# [Stored data]

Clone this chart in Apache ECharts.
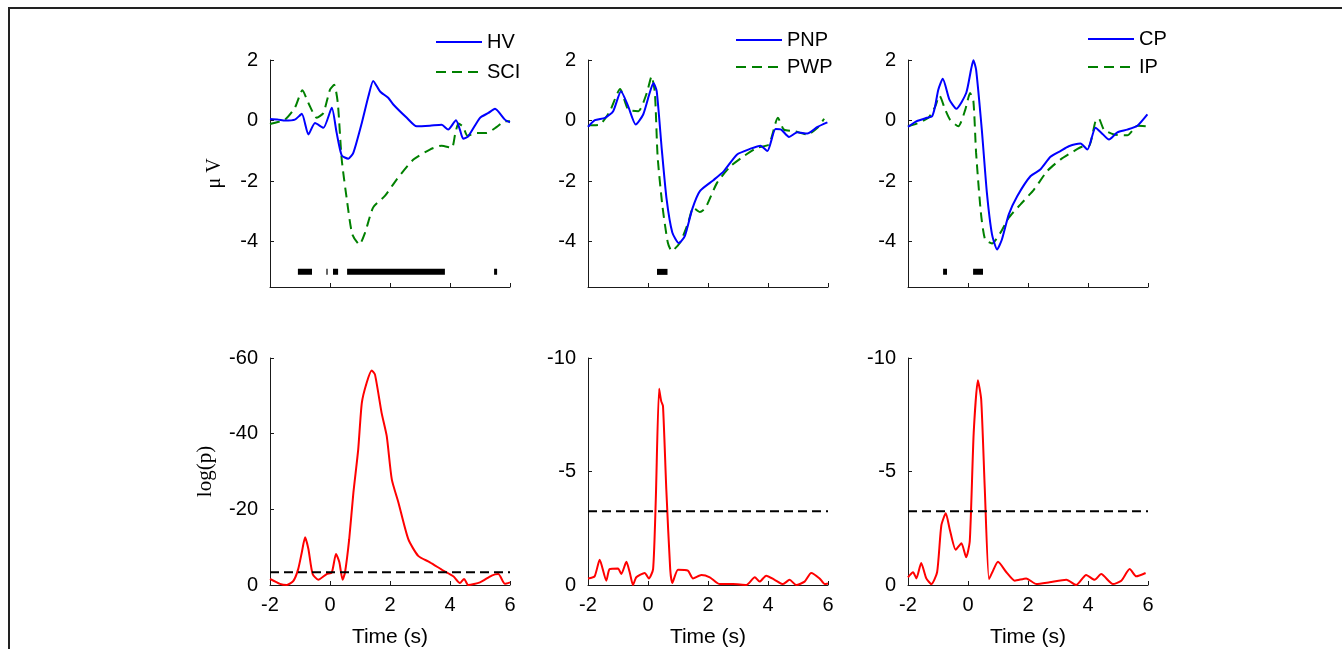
<!DOCTYPE html>
<html>
<head>
<meta charset="utf-8">
<script src="https://cdn.jsdelivr.net/npm/echarts@6/dist/echarts.min.js"></script>
<style>
html,body{margin:0;padding:0;background:#fff;}
#c{width:1342px;height:649px;}
</style>
</head>
<body>
<div id="c"></div>
<script>
// ---------- DATA ----------
// time axis ticks
const timeTicks = [-2, 0, 2, 4, 6];
const uvTicks = [-4, -2, 0, 2];

// Top-left: HV vs SCI (µV)
const hvData = [[-2,0.05],[-1.72,0.03],[-1.5,0],[-1.17,0.03],[-0.94,0.22],[-0.72,-0.46],[-0.5,-0.08],[-0.22,-0.24],[0.06,0.42],[0.22,-0.4],[0.39,-1.15],[0.61,-1.26],[0.78,-1.06],[1.06,-0.08],[1.28,0.8],[1.44,1.31],[1.67,0.96],[1.94,0.75],[2.11,0.53],[2.56,0.09],[2.89,-0.19],[3.33,-0.17],[3.72,-0.14],[3.94,-0.3],[4.2,0.01],[4.33,-0.3],[4.44,-0.6],[4.61,-0.52],[5.0,0.09],[5.28,0.25],[5.5,0.39],[5.83,0.03],[6.0,-0.06]];
const sciData = [[-2,-0.12],[-1.94,-0.1],[-1.5,0.03],[-1.17,0.42],[-0.92,1.0],[-0.72,0.58],[-0.44,0.09],[-0.22,0.25],[0.0,1.02],[0.14,1.18],[0.26,0.58],[0.39,-1.28],[0.56,-2.6],[0.74,-3.75],[0.98,-4.1],[1.17,-3.7],[1.44,-2.87],[1.83,-2.49],[2.22,-1.95],[2.78,-1.29],[3.33,-0.96],[3.72,-0.83],[4.06,-0.9],[4.17,-0.46],[4.28,-0.1],[4.44,-0.21],[4.58,-0.5],[4.89,-0.41],[5.22,-0.41],[5.56,-0.21],[5.83,-0.02],[6.0,-0.02]];
const sigHV = [[-1.07,-0.6],[-0.12,-0.08],[0.1,0.27],[0.57,3.83],[5.47,5.57]];

// Top-middle: PNP vs PWP
const pnpData = [[-2,-0.21],[-1.77,0.01],[-1.43,0.09],[-1.16,0.31],[-0.9,0.97],[-0.66,0.47],[-0.41,-0.13],[-0.16,0.2],[0.04,0.86],[0.18,1.24],[0.29,0.97],[0.46,-0.96],[0.62,-2.6],[0.81,-3.7],[1.03,-4.05],[1.23,-3.81],[1.48,-2.91],[1.73,-2.33],[2.18,-1.97],[2.53,-1.67],[2.97,-1.12],[3.42,-0.93],[3.75,-0.83],[3.98,-1.01],[4.25,-0.28],[4.44,-0.3],[4.7,-0.54],[4.98,-0.39],[5.31,-0.43],[5.65,-0.21],[5.98,-0.06]];
const pwpData = [[-2,-0.18],[-1.93,-0.16],[-1.6,-0.13],[-1.27,0.31],[-0.93,1.04],[-0.66,0.36],[-0.32,0.31],[-0.04,0.91],[0.12,1.46],[0.23,0.91],[0.32,-1.18],[0.48,-2.82],[0.66,-4.03],[0.79,-4.31],[1.07,-4.03],[1.34,-3.37],[1.51,-2.88],[1.73,-3.02],[1.92,-2.88],[2.3,-2.06],[2.75,-1.51],[3.19,-1.18],[3.64,-0.9],[4.03,-0.79],[4.33,0.09],[4.53,-0.3],[4.87,-0.35],[5.31,-0.46],[5.65,-0.24],[5.87,0.06]];
const sigPNP = [[0.3,0.65]];

// Top-right: CP vs IP
const cpData = [[-2,-0.21],[-1.71,-0.02],[-1.37,0.09],[-1.2,0.14],[-1.1,0.45],[-0.99,1.02],[-0.84,1.38],[-0.62,0.69],[-0.39,0.39],[-0.06,0.91],[0.1,1.68],[0.18,1.99],[0.27,1.68],[0.46,-0.3],[0.63,-2.39],[0.8,-3.76],[0.97,-4.26],[1.13,-3.93],[1.36,-3.1],[1.64,-2.5],[2.08,-1.84],[2.41,-1.62],[2.75,-1.2],[3.08,-1.01],[3.36,-0.85],[3.75,-0.76],[3.98,-0.96],[4.25,-0.24],[4.44,-0.4],[4.7,-0.63],[4.98,-0.39],[5.31,-0.3],[5.65,-0.17],[5.98,0.2]];
const ipData = [[-2,-0.19],[-1.71,-0.1],[-1.32,0.09],[-1.1,0.45],[-0.95,0.82],[-0.76,0.36],[-0.6,0.03],[-0.32,-0.19],[-0.09,0.36],[0.07,0.91],[0.18,0.64],[0.27,-1.07],[0.43,-3.05],[0.57,-3.93],[0.8,-4.06],[1.08,-3.71],[1.36,-3.21],[1.75,-2.77],[2.2,-2.28],[2.64,-1.67],[3.08,-1.29],[3.53,-1.01],[3.86,-0.85],[4.03,-0.85],[4.25,-0.02],[4.36,0.06],[4.53,-0.3],[4.87,-0.46],[5.31,-0.49],[5.65,-0.17],[5.98,-0.19]];
const sigCP = [[-0.83,-0.7],[0.17,0.5]];

const sigLevel = -5;   // µV level where significance bars are drawn

// Bottom: log(p)
const logpLeft = [[-2,-1.6],[-1.67,-0.3],[-1.44,0],[-1.22,-1.1],[-1.06,-4.2],[-0.94,-8.6],[-0.83,-12.6],[-0.72,-9.5],[-0.58,-2.9],[-0.39,-1.4],[-0.11,-2.9],[0.06,-3.3],[0.2,-8.2],[0.31,-6.1],[0.42,-1.4],[0.5,-3.3],[0.64,-12.1],[0.78,-24.4],[0.94,-35.8],[1.06,-48.1],[1.22,-53.4],[1.39,-56.7],[1.5,-55.6],[1.72,-45.5],[1.89,-39.4],[2.06,-27.9],[2.28,-21.8],[2.61,-12.1],[2.94,-7.7],[3.33,-6.0],[3.78,-3.8],[4.11,-2.3],[4.33,-0.5],[4.47,-1.6],[4.61,0],[5.0,-0.7],[5.39,-2.5],[5.61,-2.9],[5.83,-0.3],[6.0,-0.7]];
const logpMid = [[-2,-0.29],[-1.78,-0.38],[-1.61,-1.11],[-1.39,-0.19],[-1.28,-0.7],[-1.0,-0.73],[-0.89,-0.48],[-0.72,-1.02],[-0.61,-0.56],[-0.5,0],[-0.39,-0.34],[-0.11,-0.53],[0.03,-0.29],[0.17,-0.7],[0.26,-3.78],[0.37,-8.64],[0.44,-8.1],[0.5,-7.88],[0.61,-4.22],[0.74,-0.7],[0.81,-0.09],[1.0,-0.67],[1.33,-0.63],[1.5,-0.29],[1.78,-0.44],[2.06,-0.34],[2.39,-0.04],[2.83,-0.04],[3.28,0],[3.56,-0.34],[3.72,-0.15],[3.94,-0.41],[4.22,-0.23],[4.5,-0.04],[4.72,-0.23],[4.94,0],[5.22,-0.15],[5.44,-0.53],[5.72,-0.29],[5.89,-0.04],[6.0,-0.07]];
const logpRight = [[-2,-0.34],[-1.83,-0.56],[-1.72,-0.29],[-1.56,-0.97],[-1.39,-0.29],[-1.22,-0.04],[-1.03,-0.56],[-0.89,-2.61],[-0.74,-3.16],[-0.61,-2.46],[-0.41,-1.55],[-0.22,-1.84],[-0.06,-1.22],[0.06,-1.95],[0.19,-6.7],[0.33,-9.02],[0.44,-8.17],[0.56,-4.22],[0.7,-0.26],[0.81,-0.56],[1.0,-1.02],[1.28,-0.56],[1.56,-0.19],[1.94,-0.29],[2.28,-0.04],[2.72,-0.12],[3.28,-0.23],[3.61,0],[3.94,-0.44],[4.22,-0.23],[4.44,-0.48],[4.83,-0.04],[5.11,-0.19],[5.39,-0.7],[5.61,-0.38],[5.92,-0.53]];
const thrLeft = -3.4;
const thrMid = -3.25;
const thrRight = -3.25;

// ---------- CHART ----------
const SANS = "'Liberation Sans', Arial, Helvetica, sans-serif";
const SERIF = "'Liberation Serif', 'Times New Roman', serif";
const AX = '#1a1a1a';
const SMOOTH = 0.2;

const grids = [
  {left:270, top:60, width:240, height:227},
  {left:588, top:60, width:240, height:227},
  {left:908, top:60, width:240, height:227},
  {left:270, top:358, width:240, height:228},
  {left:588, top:358, width:240, height:228},
  {left:908, top:358, width:240, height:228}
];

function xAx(i, bottom) {
  return {
    type:'value', gridIndex:i, min:-2, max:6, interval:2,
    axisLine:{show:true, onZero:false, lineStyle:{color:AX, width:1}},
    axisTick:{show:true, inside:true, length:4, lineStyle:{color:AX}},
    axisLabel:{show:bottom, color:'#000', fontSize:20, fontFamily:SANS, margin:10},
    splitLine:{show:false},
    name: bottom ? 'Time (s)' : '',
    nameLocation:'middle', nameGap:42,
    nameTextStyle:{color:'#000', fontSize:21, fontFamily:SANS}
  };
}
function yTop(i, named) {
  return {
    type:'value', gridIndex:i, min:-5.5, max:2,
    axisLine:{show:true, onZero:false, lineStyle:{color:AX, width:1}},
    axisTick:{show:true, inside:true, length:4, customValues:uvTicks, lineStyle:{color:AX}},
    axisLabel:{color:'#000', fontSize:20, fontFamily:SANS, margin:12, customValues:uvTicks},
    splitLine:{show:false},
    name: named ? 'μ V' : '',
    nameLocation:'middle', nameGap:45, nameRotate:90,
    nameTextStyle:{color:'#000', fontSize:20, fontFamily:SERIF}
  };
}
function yBot(i, mn, step, named) {
  return {
    type:'value', gridIndex:i, min:mn, max:0, interval:step, inverse:true,
    axisLine:{show:true, onZero:false, lineStyle:{color:AX, width:1}},
    axisTick:{show:true, inside:true, length:4, lineStyle:{color:AX}},
    axisLabel:{color:'#000', fontSize:20, fontFamily:SANS, margin:12},
    splitLine:{show:false},
    name: named ? 'log(p)' : '',
    nameLocation:'middle', nameGap:54, nameRotate:90,
    nameTextStyle:{color:'#000', fontSize:21, fontFamily:SERIF}
  };
}

function blueLine(name, data, idx) {
  return {name, type:'line', xAxisIndex:idx, yAxisIndex:idx, data, symbol:'none', showSymbol:false, smooth:SMOOTH,
    lineStyle:{color:'#0000ff', width:2}, itemStyle:{color:'#0000ff'}, z:3};
}
function greenLine(name, data, idx) {
  return {name, type:'line', xAxisIndex:idx, yAxisIndex:idx, data, symbol:'none', showSymbol:false, smooth:SMOOTH,
    lineStyle:{color:'#008000', width:2, type:[10,6]}, itemStyle:{color:'#008000'}, z:2};
}
function sigBars(name, segs, idx) {
  const d = [];
  segs.forEach(s => { d.push([s[0], sigLevel]); d.push([s[1], sigLevel]); d.push([(s[1]+0.01), null]); });
  return {name, type:'line', xAxisIndex:idx, yAxisIndex:idx, data:d, symbol:'none', showSymbol:false,
    connectNulls:false, lineStyle:{color:'#000', width:6, cap:'butt'}, z:4};
}
function redLine(name, data, idx) {
  return {name, type:'line', xAxisIndex:idx, yAxisIndex:idx, data, symbol:'none', showSymbol:false, smooth:SMOOTH,
    lineStyle:{color:'#ff0000', width:2}, z:3};
}
function thrLine(name, v, idx) {
  return {name, type:'line', xAxisIndex:idx, yAxisIndex:idx, data:[[-2,v],[6,v]], symbol:'none', showSymbol:false,
    lineStyle:{color:'#000', width:2, type:[9,5]}, z:4};
}

function legend(names, left, top, gap) {
  return {
    data:names, orient:'vertical', left, top, itemWidth:46, itemHeight:14, itemGap:gap,
    selectedMode:false, padding:0,
    itemStyle:{opacity:0},
    textStyle:{color:'#000', fontSize:20, fontFamily:SANS, padding:[0,0,0,0]}
  };
}

const option = {
  animation:false,
  backgroundColor:'#fff',
  grid: grids,
  xAxis: [xAx(0,false), xAx(1,false), xAx(2,false), xAx(3,true), xAx(4,true), xAx(5,true)],
  yAxis: [yTop(0,true), yTop(1,false), yTop(2,false),
          yBot(3,-60,20,true), yBot(4,-10,5,false), yBot(5,-10,5,false)],
  legend: [
    legend(['HV','SCI'], 435, 32, 10),
    legend(['PNP','PWP'], 735, 30, 7),
    legend(['CP','IP'], 1087, 29, 8)
  ],
  graphic: [{type:'rect', shape:{x:9, y:8, width:1400, height:700}, style:{fill:'none', stroke:'#222', lineWidth:2}, silent:true}],
  series: [
    greenLine('SCI', sciData, 0), blueLine('HV', hvData, 0), sigBars('sig1', sigHV, 0),
    greenLine('PWP', pwpData, 1), blueLine('PNP', pnpData, 1), sigBars('sig2', sigPNP, 1),
    greenLine('IP', ipData, 2), blueLine('CP', cpData, 2), sigBars('sig3', sigCP, 2),
    redLine('p1', logpLeft, 3), thrLine('t1', thrLeft, 3),
    redLine('p2', logpMid, 4), thrLine('t2', thrMid, 4),
    redLine('p3', logpRight, 5), thrLine('t3', thrRight, 5)
  ]
};

const chart = echarts.init(document.getElementById('c'), null, {renderer:'canvas'});
chart.setOption(option);
</script>
</body>
</html>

# [Aim]
Return only the lines running from the top of the data to the line that holds "const uvTicks = [-4, -2, 0, 2];". Include both of those lines, but skip the pictures.

# [Task result]
Clone this chart in Apache ECharts.
<!DOCTYPE html>
<html>
<head>
<meta charset="utf-8">
<script src="https://cdn.jsdelivr.net/npm/echarts@6/dist/echarts.min.js"></script>
<style>
html,body{margin:0;padding:0;background:#fff;}
#c{width:1342px;height:649px;}
</style>
</head>
<body>
<div id="c"></div>
<script>
// ---------- DATA ----------
// time axis ticks
const timeTicks = [-2, 0, 2, 4, 6];
const uvTicks = [-4, -2, 0, 2];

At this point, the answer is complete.